Lakers forward Metta World Peace tried sounding defiant too, saying “the better team won.” But the Suns are 23-45 and lost four consecutive games. The Lakers had won seven of their previous nine contests.

Then World Peace asked a Lakers official for a copy of the box score. It revealed some ugly details. The Lakers scored a season-low 76 points. They shot 33.3 percent from the field. The Lakers were outrebounded 41-31. They committed 18 turnovers. Nearly every player in the rotation played heavy minutes, including World Peace (39 minutes), Dwight Howard (37 minutes), Steve Blake (34 minutes), Jodie Meeks (33 minutes), Steve Nash (31 minutes). Only Antawn Jamison fell below that with 23 minutes.

“Maybe it was a little fatigue,” said World Peace, who scored only 12 points on 5 of 17 shooting. “I don’t think we clicked tonight.”

Meanwhile, seldom-used reserves, such as Chris Duhon, Devin Ebanks, Darius Morris and Robert Sacre, only played the final 2:48 when the outcome was already decided.

“You definitely think that’s a possibility that your number may be called,” Lakers guard Darius Morris said. “You start to tune in even more and be ready if possible. You do provide some fresh legs, but everything coach does is very well calculated. Obviously he has a plan that he thinks is best for the team.”

And D’Antoni’s plan won’t involve any of those aforementioned players even though he’s stressed to them to keep working because an opportunity will arise.

“It means they’re not playing well enough to play,” D’Antoni said. “It means I have seven guys I’m confident with.”

D’Antoni then defended why he’d lean on his players with such heavy minutes considering the Lakers trailed only 78-70 with 8:12 remaining. But the Suns outscored 21-6 the rest of the way. The Lakers also missed five of their next nine shots before D’Antoni cleared out the bench.

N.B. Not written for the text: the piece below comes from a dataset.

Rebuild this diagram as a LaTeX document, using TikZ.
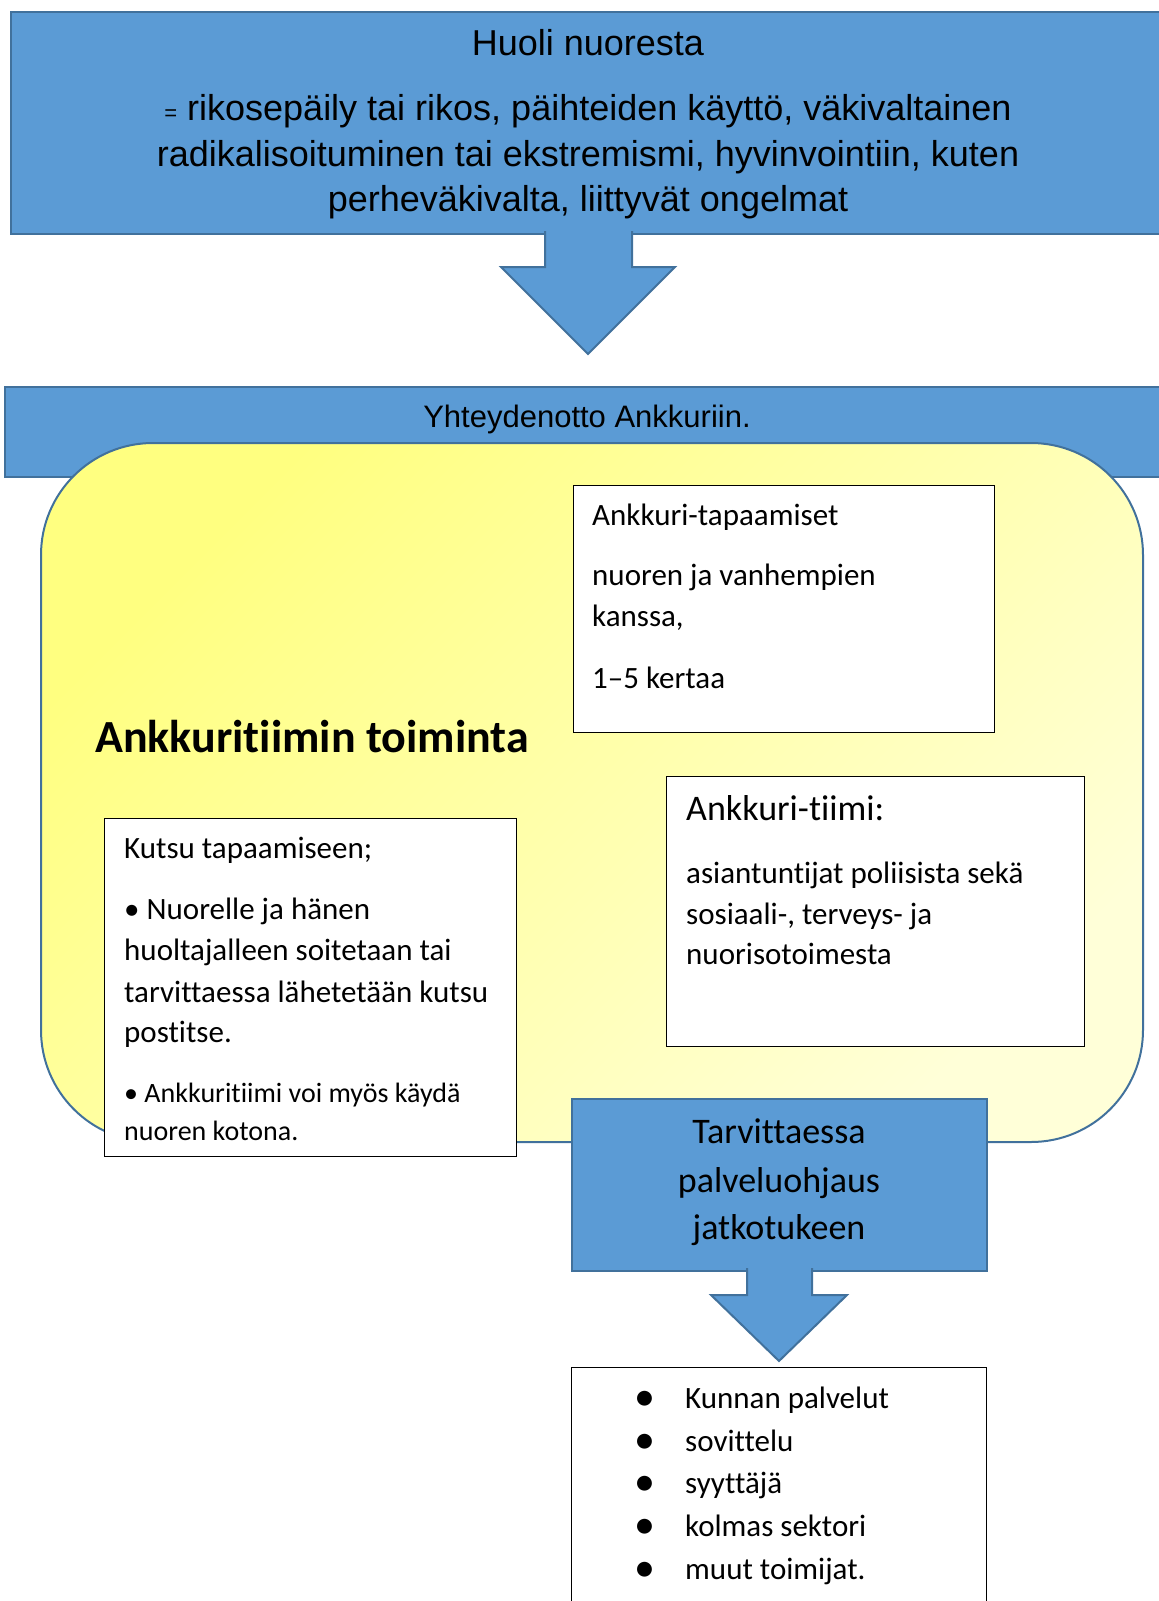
\documentclass[tikz,border=0pt]{standalone}
\usepackage{fontspec}
\setmainfont{Carlito}[Ligatures={NoCommon}]
\newfontfamily\arialf{Liberation Sans}
\definecolor{blueF}{HTML}{5B9BD5}
\definecolor{blueD}{HTML}{41719C}
\definecolor{yelA}{HTML}{FFFF80}
\definecolor{yelB}{HTML}{FFFFD8}
\begin{document}
\begin{tikzpicture}[x=1pt,y=-1pt,
  bluebox/.style={draw=blueD, fill=blueF, line width=2pt, inner sep=0pt},
  whitebox/.style={draw=black, fill=white, line width=1.3pt, inner sep=0pt, anchor=north west},
  ln/.style={anchor=base west, inner sep=0pt, font=\fontsize{31}{31}\selectfont},
  lnsmall/.style={anchor=base west, inner sep=0pt, font=\fontsize{28}{28}\selectfont},
  big/.style={anchor=base, inner sep=0pt, font=\fontsize{36}{36}\selectfont},
  arl/.style={anchor=base, inner sep=0pt, font=\arialf\fontsize{36}{36}\selectfont},
  arlsmall/.style={anchor=base, inner sep=0pt, font=\arialf\fontsize{31}{31}\selectfont},
  bul/.style={anchor=base, inner sep=0pt, font=\fontsize{42}{42}\selectfont}]
\useasboundingbox (0,0) rectangle (1159,1601);

% top box
\node[bluebox, anchor=north west, minimum width=1160, minimum height=222] (top) at (10,11) {};
\node[arl] (h1) at (588,55) {Huoli nuoresta};
\node[arl] (h2) at (588,120) {{\fontsize{22}{22}\selectfont =} rikosepäily tai rikos, päihteiden käyttö, väkivaltainen};
\node[arl] (h3) at (588,166) {radikalisoituminen tai ekstremismi, hyvinvointiin, kuten};
\node[arl] (h4) at (588,211) {perheväkivalta, liittyvät ongelmat};

% arrow 1
\draw[bluebox] (545,231) -- (545,267) -- (501,267) -- (588,354) -- (675,267) -- (632,267) -- (632,231);

% band
\node[bluebox, anchor=north west, minimum width=1170, minimum height=90] (band) at (4,386) {};
\node[arlsmall] (yt) at (587,427) {Yhteydenotto Ankkuriin.};

% yellow rounded box
\node[draw=blueD, line width=2pt, rounded corners=112pt, top color=yelA, bottom color=yelB, shading angle=45,
      anchor=north west, minimum width=1102, minimum height=699, inner sep=0pt] (ank) at (40,442) {};

\node[anchor=base west, inner sep=0pt, font=\bfseries\fontsize{46}{46}\selectfont] (title) at (95,752) {Ankkuritiimin toiminta};

% Ankkuri-tapaamiset box
\node[whitebox, minimum width=421, minimum height=247] (tap) at (573,485) {};
\node[ln] (tap1) at (592,525) {Ankkuri-tapaamiset};
\node[ln] (tap2) at (592,585) {nuoren ja vanhempien};
\node[ln] (tap3) at (592,626) {kanssa,};
\node[ln] (tap4) at (592,688) {1–5 kertaa};

% Ankkuri-tiimi box
\node[whitebox, minimum width=418, minimum height=270] (tiimi) at (666,776) {};
\node[anchor=base west, inner sep=0pt, font=\fontsize{36}{36}\selectfont] (ti1) at (686,820) {Ankkuri-tiimi:};
\node[ln] (ti2) at (686,883) {asiantuntijat poliisista sekä};
\node[ln] (ti3) at (686,924) {sosiaali-, terveys- ja};
\node[ln] (ti4) at (686,964) {nuorisotoimesta};

% Kutsu box
\node[whitebox, minimum width=412, minimum height=338] (kutsu) at (104,818) {};
\node[ln] (k1) at (124,858) {Kutsu tapaamiseen;};
\node[ln] (k2) at (124,919) {• Nuorelle ja hänen};
\node[ln] (k3) at (124,960) {huoltajalleen soitetaan tai};
\node[ln] (k4) at (124,1002) {tarvittaessa lähetetään kutsu};
\node[ln] (k5) at (124,1042) {postitse.};
\node[lnsmall] (k6) at (124,1102) {• Ankkuritiimi voi myös käydä};
\node[lnsmall] (k7) at (124,1140) {nuoren kotona.};

% Tarvittaessa box
\node[bluebox, anchor=north west, minimum width=415, minimum height=172] (tarv) at (571,1098) {};
\node[big] (tv1) at (779,1143) {Tarvittaessa};
\node[big] (tv2) at (779,1192) {palveluohjaus};
\node[big] (tv3) at (779,1239) {jatkotukeen};

% arrow 2
\draw[bluebox] (747,1268) -- (747,1295) -- (711,1295) -- (779,1361) -- (847,1295) -- (812,1295) -- (812,1268);

% bottom list box
\node[whitebox, minimum width=415, minimum height=260] (list) at (571,1367) {};
\node[bul] (b1) at (645,1410) {•};
\node[bul] (b2) at (645,1453) {•};
\node[bul] (b3) at (645,1495) {•};
\node[bul] (b4) at (645,1538) {•};
\node[bul] (b5) at (645,1581) {•};
\node[ln] (l1) at (685,1408) {Kunnan palvelut};
\node[ln] (l2) at (685,1451) {sovittelu};
\node[ln] (l3) at (685,1493) {syyttäjä};
\node[ln] (l4) at (685,1536) {kolmas sektori};
\node[ln] (l5) at (685,1579) {muut toimijat.};
\end{tikzpicture}
\end{document}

“We’re down 8. What do you want me to do?” D’Antoni said. “Take Nash out because he will miss the next three? Maybe take Dwight out? What are you going to do? That’s hindsight. Most people on the other side are real good at it. That’s pretty clear. But that’s a hypotheticals that mean absolutely nothing.”

That’s because none of the seldom-used players have provided much impact this season. Earl Clark noticeably struggled with four points and two turnovers, making it hard for him to eat into Howard’s minutes.

“We tried to give it our all,” Howard said. “If we don’t have it, we trust that somebody else will. Everybody tstepped on the floor tonight came out with the right mentality. But we didn’t knock down shots and they did.”

Definitely fatigue contributed to that. But D’Antoni offered a solution.

“You’ve got to fight through it. You’ve got to gut it out,” D’Antoni said. “Most of the time, you do it with smarts and we didn’t have that either.”